For anything involving household AC wiring and grid interconnection, this is licensed-electrician territory. A miner is already an industrial-duty-cycle load on residential infrastructure; adding a battery and inverter to that is not a DIY-it-blind situation. Get it inspected and done right.
How to Integrate It — Step by Step
- Profile your power. Confirm you’re on a time-of-use plan, get the actual off-peak and peak rates, and measure your miner’s real draw. No rate spread, no business case.
- Run the payback math. Use the Mining Power Cost Calculator to see whether the spread covers the battery’s lifetime cost. If it doesn’t, stop here — you’ve saved yourself an expensive mistake.
- Size the battery to your miner’s draw and your target peak-window run-time, with depth-of-discharge and efficiency headroom built in.
- Spec the supporting hardware — inverter/charger, BMS, monitoring — to the battery and the load.
- Install with a qualified electrician for anything touching grid AC. Get it inspected.
- Program the schedule: charge off-peak, discharge on-peak, never deep-cycle unnecessarily.
- Monitor and verify. Track real savings against your model. If the numbers don’t match the projection, adjust the schedule or accept that your situation isn’t a fit.
Where Heat Recovery Fits — and Where It Doesn’t
Battery storage optimizes when you pay for power. Heat recovery optimizes what you get back from it — and the two are independent strategies that stack well. A miner converts essentially all its power draw into heat, and capturing that heat to warm your home is a real efficiency win, especially through a Canadian winter. D-Central’s full-ASIC Space Heater Editions (Antminer S9, L3, S17, S19 editions) and the BitChimney are purpose-built for exactly this — they’re real heating appliances built on full ASIC silicon. One clarification, since it gets confused often: a Bitaxe is not a space heater. At 15–43W it produces negligible heat; its role in a battery-integrated setup is as a low-draw miner that’s cheap to buffer, not as a heat source. Match the tool to the job — heaters for warmth, Bitaxe for low-power hashrate.
The Bottom Line
Battery integration is a powerful lever for home mining economics — but only when the power situation supports it. If you’re on a time-of-use plan with a real off-peak/peak spread, or you have solar generation to soak up, charging cheap and mining on stored energy genuinely lowers your cost per hash. If you’re on a flat rate with no solar, batteries are an expense looking for a justification. Start by running the honest math, start small with a low-draw Bitaxe setup you can buffer cheaply, and scale only when the numbers prove out. That’s the Mining Hacker approach to energy: don’t accept the grid’s pricing as fixed — engineer around it, but engineer with the calculator open.

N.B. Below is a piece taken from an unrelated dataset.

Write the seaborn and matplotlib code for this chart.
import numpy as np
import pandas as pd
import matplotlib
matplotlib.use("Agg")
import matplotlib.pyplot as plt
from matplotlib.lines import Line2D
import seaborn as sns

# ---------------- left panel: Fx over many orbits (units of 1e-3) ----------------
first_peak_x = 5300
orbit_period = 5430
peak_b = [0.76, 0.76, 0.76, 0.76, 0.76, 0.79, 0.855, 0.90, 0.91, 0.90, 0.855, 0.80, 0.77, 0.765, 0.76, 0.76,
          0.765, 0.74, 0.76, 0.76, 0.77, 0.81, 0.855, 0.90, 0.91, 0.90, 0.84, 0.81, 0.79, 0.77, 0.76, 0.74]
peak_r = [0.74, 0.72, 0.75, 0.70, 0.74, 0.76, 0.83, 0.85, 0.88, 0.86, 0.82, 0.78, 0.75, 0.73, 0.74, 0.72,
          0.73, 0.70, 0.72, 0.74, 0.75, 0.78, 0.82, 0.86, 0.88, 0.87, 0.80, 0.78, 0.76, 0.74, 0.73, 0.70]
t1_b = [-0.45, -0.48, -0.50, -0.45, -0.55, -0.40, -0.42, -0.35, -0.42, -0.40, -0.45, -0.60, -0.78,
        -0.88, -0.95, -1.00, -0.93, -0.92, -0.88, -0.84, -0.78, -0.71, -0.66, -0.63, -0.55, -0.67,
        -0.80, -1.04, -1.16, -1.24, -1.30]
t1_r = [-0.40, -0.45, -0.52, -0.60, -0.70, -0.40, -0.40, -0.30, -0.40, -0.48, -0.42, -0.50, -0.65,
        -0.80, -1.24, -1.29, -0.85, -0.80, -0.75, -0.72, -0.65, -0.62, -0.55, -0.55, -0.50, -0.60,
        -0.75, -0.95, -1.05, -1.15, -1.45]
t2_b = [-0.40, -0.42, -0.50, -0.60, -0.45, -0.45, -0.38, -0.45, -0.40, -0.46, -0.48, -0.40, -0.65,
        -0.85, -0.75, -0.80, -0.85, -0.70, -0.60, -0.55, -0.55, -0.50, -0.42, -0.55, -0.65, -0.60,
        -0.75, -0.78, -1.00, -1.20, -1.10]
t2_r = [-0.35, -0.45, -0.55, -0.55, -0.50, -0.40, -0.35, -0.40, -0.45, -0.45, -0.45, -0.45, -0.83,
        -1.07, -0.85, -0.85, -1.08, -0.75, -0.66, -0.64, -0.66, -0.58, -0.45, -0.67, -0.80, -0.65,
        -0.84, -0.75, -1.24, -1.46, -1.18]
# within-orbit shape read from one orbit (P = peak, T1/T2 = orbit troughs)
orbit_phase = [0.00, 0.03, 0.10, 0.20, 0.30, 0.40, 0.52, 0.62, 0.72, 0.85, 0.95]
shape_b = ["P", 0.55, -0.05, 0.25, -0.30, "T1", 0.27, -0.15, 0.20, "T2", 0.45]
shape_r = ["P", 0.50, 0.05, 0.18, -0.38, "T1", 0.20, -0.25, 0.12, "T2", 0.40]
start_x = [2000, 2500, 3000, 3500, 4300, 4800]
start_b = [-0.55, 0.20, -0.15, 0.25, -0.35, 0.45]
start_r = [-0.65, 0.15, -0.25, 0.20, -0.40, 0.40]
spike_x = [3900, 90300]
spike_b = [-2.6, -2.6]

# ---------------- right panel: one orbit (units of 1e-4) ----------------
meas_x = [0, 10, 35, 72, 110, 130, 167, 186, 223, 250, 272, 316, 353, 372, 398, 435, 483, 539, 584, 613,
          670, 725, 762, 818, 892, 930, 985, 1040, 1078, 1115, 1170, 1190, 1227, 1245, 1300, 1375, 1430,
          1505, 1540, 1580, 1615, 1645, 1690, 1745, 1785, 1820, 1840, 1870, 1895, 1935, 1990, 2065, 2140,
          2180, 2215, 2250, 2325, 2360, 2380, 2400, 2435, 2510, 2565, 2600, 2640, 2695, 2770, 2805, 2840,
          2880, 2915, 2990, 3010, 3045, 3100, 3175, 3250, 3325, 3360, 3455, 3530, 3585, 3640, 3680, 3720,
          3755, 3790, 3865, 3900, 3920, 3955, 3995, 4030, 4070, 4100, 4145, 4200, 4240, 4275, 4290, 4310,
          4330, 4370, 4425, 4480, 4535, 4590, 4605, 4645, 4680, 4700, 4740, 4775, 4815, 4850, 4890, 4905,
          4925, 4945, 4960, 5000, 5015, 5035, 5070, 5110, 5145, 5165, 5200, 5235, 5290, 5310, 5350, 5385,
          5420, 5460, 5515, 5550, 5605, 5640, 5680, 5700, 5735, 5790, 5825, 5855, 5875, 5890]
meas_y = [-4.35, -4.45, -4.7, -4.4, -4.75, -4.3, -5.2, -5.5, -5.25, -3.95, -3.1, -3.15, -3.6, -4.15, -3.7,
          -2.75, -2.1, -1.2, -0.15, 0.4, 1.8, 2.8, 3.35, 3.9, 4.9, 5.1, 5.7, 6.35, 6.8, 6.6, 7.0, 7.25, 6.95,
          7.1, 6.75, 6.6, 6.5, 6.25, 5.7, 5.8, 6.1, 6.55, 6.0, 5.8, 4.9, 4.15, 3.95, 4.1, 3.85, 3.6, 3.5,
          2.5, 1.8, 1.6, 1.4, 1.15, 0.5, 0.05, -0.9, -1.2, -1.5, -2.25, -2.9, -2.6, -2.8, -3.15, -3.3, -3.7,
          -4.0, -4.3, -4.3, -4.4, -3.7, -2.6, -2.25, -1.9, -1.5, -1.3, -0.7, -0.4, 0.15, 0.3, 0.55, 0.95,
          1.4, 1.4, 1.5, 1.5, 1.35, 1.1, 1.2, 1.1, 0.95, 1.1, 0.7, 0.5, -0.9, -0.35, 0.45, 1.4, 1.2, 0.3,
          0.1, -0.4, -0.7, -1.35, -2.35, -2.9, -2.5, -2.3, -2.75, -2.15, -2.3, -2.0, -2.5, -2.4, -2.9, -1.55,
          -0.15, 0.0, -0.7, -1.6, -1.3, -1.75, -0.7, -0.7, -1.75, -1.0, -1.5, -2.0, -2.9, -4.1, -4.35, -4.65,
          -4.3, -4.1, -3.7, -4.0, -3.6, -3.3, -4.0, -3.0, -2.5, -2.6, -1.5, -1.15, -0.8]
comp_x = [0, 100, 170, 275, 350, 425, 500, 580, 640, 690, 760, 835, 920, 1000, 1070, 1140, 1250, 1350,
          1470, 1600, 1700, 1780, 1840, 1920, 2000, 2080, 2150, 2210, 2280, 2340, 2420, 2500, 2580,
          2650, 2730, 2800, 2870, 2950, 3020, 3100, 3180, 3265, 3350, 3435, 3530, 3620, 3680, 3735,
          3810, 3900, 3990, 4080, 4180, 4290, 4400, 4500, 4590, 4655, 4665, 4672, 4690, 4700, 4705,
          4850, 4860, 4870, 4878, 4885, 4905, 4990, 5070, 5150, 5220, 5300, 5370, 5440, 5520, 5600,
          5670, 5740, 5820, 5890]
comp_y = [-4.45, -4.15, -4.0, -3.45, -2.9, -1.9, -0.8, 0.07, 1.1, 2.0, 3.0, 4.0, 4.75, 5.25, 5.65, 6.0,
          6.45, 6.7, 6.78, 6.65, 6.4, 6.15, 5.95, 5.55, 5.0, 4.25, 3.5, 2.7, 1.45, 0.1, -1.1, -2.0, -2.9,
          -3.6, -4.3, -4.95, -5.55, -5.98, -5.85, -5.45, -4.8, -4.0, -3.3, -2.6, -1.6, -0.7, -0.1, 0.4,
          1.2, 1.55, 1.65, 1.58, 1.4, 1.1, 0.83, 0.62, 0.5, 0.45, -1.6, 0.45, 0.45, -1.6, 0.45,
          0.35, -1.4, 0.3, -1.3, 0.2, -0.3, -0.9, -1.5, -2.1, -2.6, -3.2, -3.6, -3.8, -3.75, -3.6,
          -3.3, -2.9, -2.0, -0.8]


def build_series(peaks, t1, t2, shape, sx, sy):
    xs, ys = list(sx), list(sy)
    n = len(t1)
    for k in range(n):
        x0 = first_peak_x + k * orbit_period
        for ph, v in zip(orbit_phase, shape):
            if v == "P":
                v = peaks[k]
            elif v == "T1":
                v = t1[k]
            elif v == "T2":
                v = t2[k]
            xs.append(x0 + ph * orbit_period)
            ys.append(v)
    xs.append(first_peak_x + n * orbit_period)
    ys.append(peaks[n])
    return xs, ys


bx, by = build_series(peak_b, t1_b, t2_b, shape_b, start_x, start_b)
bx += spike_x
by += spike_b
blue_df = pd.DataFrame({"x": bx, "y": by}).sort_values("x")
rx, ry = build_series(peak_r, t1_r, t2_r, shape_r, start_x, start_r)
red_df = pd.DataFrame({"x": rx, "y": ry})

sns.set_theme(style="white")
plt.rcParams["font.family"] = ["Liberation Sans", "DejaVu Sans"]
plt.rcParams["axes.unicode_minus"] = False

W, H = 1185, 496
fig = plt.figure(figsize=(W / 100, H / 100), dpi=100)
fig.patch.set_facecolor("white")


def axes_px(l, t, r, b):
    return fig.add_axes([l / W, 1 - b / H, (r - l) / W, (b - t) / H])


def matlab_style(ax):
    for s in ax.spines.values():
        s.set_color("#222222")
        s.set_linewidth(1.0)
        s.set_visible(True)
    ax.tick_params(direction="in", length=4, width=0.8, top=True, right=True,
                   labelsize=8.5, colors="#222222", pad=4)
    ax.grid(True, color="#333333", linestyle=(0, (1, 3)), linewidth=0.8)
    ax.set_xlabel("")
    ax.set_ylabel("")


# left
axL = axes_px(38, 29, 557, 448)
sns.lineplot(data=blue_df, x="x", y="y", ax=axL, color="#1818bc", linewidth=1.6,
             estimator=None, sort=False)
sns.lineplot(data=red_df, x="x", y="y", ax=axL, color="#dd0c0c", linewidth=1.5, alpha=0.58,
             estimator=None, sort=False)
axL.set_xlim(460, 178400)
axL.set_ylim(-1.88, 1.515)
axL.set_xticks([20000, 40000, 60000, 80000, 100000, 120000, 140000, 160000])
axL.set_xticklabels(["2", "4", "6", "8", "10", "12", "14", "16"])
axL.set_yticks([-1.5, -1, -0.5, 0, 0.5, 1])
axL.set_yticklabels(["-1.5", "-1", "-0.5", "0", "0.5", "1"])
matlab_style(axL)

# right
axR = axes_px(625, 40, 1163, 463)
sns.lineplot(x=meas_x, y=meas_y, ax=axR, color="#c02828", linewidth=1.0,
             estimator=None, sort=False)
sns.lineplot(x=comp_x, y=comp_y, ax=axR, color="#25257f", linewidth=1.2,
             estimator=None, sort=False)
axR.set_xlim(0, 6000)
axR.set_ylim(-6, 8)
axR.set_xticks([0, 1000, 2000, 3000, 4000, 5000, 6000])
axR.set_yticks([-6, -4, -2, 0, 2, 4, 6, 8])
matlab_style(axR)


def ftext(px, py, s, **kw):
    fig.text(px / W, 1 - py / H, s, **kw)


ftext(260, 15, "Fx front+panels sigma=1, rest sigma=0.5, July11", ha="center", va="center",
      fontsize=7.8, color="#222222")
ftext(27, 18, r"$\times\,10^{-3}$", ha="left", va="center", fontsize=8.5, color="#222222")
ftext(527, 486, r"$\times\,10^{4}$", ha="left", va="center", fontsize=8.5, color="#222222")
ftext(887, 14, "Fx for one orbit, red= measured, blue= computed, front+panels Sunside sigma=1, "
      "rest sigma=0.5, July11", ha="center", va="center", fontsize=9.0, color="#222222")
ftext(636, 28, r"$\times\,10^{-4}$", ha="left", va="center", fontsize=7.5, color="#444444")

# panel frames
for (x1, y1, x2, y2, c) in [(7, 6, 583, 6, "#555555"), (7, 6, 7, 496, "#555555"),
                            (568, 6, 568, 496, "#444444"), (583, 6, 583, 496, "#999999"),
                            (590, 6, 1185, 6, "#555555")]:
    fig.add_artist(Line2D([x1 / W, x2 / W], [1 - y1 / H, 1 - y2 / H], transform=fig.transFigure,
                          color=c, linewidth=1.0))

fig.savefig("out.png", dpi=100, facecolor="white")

Frequently Asked Questions
Does battery storage make home mining more profitable? It can — if you’re on a time-of-use electricity plan with a meaningful off-peak/peak rate spread, or you have solar generation to store. On a flat rate with no solar, the battery hardware cost usually outruns the savings.
How big a battery do I need for a home miner? It scales with the miner’s draw. A Bitaxe at 15–43W needs only a modest battery to run through a peak window; an Antminer Slim Edition at ~900W needs a substantially larger, costlier bank.
What’s the best miner to start battery-integrated mining with? A Bitaxe. Its low, steady ~15–43W draw is cheap and easy to buffer, letting you prove the arbitrage concept without a large battery investment.
Can I install a battery system myself? The battery and low-voltage side, with care — but anything touching household AC wiring or grid interconnection should be done by a licensed electrician and inspected.